#### What is needed
Leave out the pictures, and write out exactly the lines from the beginning of the material to the line holding "number; top: number;", that line included, and nothing else.

#### Collected material
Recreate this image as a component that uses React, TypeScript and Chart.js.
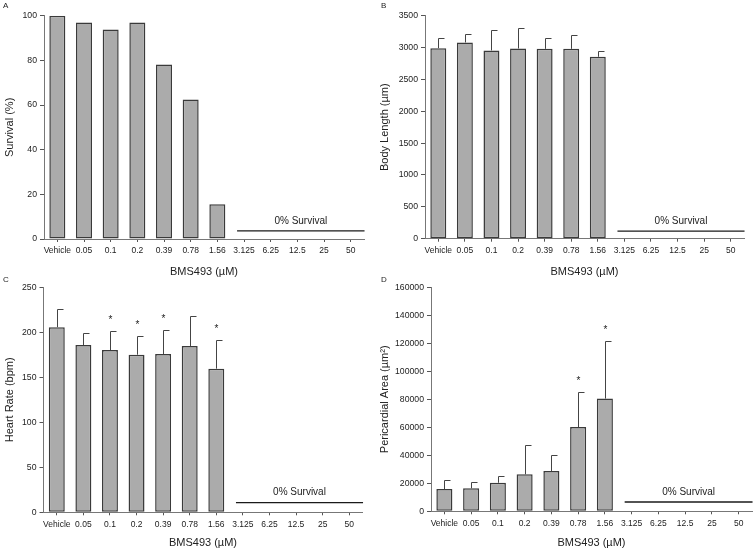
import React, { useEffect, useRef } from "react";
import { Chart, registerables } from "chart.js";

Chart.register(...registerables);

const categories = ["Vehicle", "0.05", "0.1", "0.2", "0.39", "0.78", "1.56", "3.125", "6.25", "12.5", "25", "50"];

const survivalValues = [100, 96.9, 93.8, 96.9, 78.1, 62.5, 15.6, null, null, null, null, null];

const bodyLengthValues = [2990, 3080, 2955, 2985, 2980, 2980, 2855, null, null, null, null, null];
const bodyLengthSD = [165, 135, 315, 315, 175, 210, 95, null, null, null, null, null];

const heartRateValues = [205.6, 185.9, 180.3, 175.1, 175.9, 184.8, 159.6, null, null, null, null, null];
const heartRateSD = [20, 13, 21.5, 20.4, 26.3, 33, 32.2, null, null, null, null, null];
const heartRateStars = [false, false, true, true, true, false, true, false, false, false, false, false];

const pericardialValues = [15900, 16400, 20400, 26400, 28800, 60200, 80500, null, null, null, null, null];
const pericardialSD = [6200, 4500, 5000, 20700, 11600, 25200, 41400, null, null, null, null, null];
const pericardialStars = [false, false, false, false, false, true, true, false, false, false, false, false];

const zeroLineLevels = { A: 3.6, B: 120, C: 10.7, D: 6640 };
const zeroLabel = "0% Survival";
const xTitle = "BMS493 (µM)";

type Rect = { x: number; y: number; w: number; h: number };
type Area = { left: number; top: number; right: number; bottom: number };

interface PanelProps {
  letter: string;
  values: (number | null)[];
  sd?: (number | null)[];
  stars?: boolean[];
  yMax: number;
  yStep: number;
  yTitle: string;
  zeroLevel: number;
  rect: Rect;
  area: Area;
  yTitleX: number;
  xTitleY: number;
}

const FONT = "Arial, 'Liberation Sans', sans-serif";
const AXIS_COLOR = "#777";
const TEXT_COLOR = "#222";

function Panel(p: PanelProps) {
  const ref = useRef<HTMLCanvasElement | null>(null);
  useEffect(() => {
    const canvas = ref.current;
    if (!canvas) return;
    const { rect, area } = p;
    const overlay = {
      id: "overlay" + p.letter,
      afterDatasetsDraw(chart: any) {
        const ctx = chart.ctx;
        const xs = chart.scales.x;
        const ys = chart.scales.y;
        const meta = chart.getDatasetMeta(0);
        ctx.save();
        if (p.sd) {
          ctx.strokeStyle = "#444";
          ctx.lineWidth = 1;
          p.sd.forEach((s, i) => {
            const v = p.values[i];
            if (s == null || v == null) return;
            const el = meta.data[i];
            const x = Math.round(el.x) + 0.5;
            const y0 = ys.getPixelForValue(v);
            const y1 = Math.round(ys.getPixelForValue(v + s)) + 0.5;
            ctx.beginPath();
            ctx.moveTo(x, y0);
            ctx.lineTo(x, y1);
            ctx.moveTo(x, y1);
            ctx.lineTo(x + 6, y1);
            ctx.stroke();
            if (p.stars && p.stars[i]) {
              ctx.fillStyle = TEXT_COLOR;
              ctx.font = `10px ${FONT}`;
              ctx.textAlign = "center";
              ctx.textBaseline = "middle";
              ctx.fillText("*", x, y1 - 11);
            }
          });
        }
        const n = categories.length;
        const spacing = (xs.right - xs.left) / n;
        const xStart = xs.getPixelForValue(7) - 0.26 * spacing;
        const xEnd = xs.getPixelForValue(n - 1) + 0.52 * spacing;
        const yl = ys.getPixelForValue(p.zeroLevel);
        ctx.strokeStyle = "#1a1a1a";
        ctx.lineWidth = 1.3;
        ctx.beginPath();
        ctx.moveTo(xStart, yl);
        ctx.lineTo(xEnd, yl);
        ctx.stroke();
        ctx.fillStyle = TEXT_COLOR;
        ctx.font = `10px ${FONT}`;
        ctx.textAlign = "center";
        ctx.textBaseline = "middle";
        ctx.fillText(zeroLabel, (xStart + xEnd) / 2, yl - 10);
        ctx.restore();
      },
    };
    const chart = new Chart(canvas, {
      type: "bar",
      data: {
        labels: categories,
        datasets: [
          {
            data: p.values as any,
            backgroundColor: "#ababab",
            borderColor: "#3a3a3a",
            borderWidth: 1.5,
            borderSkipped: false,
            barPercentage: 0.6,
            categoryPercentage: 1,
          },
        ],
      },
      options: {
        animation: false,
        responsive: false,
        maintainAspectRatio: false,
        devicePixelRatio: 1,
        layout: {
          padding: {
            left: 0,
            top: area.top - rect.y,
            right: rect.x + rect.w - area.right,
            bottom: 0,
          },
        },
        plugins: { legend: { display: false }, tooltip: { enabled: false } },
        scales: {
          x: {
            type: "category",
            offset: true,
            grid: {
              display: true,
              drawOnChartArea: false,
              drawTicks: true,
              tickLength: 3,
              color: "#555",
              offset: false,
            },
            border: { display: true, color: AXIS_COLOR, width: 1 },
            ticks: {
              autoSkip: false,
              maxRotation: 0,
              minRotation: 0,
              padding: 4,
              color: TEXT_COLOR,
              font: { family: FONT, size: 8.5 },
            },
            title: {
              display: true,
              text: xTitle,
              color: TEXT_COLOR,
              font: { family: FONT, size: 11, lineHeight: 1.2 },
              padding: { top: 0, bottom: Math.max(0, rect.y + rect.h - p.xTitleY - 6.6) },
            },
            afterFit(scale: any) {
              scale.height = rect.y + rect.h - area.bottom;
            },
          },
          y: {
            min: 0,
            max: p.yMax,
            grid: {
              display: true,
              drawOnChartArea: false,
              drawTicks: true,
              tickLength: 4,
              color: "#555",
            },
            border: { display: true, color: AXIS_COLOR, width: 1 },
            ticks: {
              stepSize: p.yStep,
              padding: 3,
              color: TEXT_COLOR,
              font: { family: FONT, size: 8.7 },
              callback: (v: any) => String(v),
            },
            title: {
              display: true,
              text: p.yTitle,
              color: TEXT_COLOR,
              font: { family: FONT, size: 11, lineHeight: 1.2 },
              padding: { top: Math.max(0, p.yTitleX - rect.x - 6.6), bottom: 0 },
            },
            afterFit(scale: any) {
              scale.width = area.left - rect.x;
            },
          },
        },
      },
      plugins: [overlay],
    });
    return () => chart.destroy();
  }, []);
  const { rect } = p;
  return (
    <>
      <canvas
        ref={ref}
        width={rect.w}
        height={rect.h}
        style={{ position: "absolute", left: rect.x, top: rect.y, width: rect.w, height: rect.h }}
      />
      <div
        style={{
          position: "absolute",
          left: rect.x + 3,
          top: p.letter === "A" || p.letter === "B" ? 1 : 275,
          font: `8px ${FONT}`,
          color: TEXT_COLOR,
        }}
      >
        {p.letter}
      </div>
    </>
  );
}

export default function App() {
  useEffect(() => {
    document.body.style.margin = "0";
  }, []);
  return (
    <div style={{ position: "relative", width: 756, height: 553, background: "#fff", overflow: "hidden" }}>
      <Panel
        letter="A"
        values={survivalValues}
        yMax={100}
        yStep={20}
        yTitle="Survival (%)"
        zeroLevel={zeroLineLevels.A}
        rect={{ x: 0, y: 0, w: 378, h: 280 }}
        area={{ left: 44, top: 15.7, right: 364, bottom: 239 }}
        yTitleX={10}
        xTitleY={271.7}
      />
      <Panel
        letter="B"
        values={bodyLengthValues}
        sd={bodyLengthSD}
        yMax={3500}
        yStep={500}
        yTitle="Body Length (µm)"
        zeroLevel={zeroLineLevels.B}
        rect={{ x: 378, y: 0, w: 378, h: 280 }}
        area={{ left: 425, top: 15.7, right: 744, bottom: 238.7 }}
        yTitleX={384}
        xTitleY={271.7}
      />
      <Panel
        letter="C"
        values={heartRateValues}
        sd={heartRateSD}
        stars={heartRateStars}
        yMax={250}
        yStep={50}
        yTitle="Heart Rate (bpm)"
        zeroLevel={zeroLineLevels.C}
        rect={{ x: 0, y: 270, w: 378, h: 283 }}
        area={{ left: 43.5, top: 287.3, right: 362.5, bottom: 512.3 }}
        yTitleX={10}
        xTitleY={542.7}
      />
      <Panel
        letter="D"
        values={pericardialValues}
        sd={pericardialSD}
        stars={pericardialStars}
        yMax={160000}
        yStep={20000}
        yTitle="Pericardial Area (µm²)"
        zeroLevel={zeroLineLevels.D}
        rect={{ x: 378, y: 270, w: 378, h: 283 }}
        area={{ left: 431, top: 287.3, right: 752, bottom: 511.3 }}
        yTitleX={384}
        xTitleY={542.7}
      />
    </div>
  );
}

#### Exercise result
Recreate this image as a component that uses React, TypeScript and Chart.js.
import React, { useEffect, useRef } from "react";
import { Chart, registerables } from "chart.js";

Chart.register(...registerables);

const categories = ["Vehicle", "0.05", "0.1", "0.2", "0.39", "0.78", "1.56", "3.125", "6.25", "12.5", "25", "50"];

const survivalValues = [100, 96.9, 93.8, 96.9, 78.1, 62.5, 15.6, null, null, null, null, null];

const bodyLengthValues = [2990, 3080, 2955, 2985, 2980, 2980, 2855, null, null, null, null, null];
const bodyLengthSD = [165, 135, 315, 315, 175, 210, 95, null, null, null, null, null];

const heartRateValues = [205.6, 185.9, 180.3, 175.1, 175.9, 184.8, 159.6, null, null, null, null, null];
const heartRateSD = [20, 13, 21.5, 20.4, 26.3, 33, 32.2, null, null, null, null, null];
const heartRateStars = [false, false, true, true, true, false, true, false, false, false, false, false];

const pericardialValues = [15900, 16400, 20400, 26400, 28800, 60200, 80500, null, null, null, null, null];
const pericardialSD = [6200, 4500, 5000, 20700, 11600, 25200, 41400, null, null, null, null, null];
const pericardialStars = [false, false, false, false, false, true, true, false, false, false, false, false];

const zeroLineLevels = { A: 3.6, B: 120, C: 10.7, D: 6640 };
const zeroLabel = "0% Survival";
const xTitle = "BMS493 (µM)";

type Rect = { x: number; y: number; w: number; h: number };
type Area = { left: number; top: number; right: number; bottom: number };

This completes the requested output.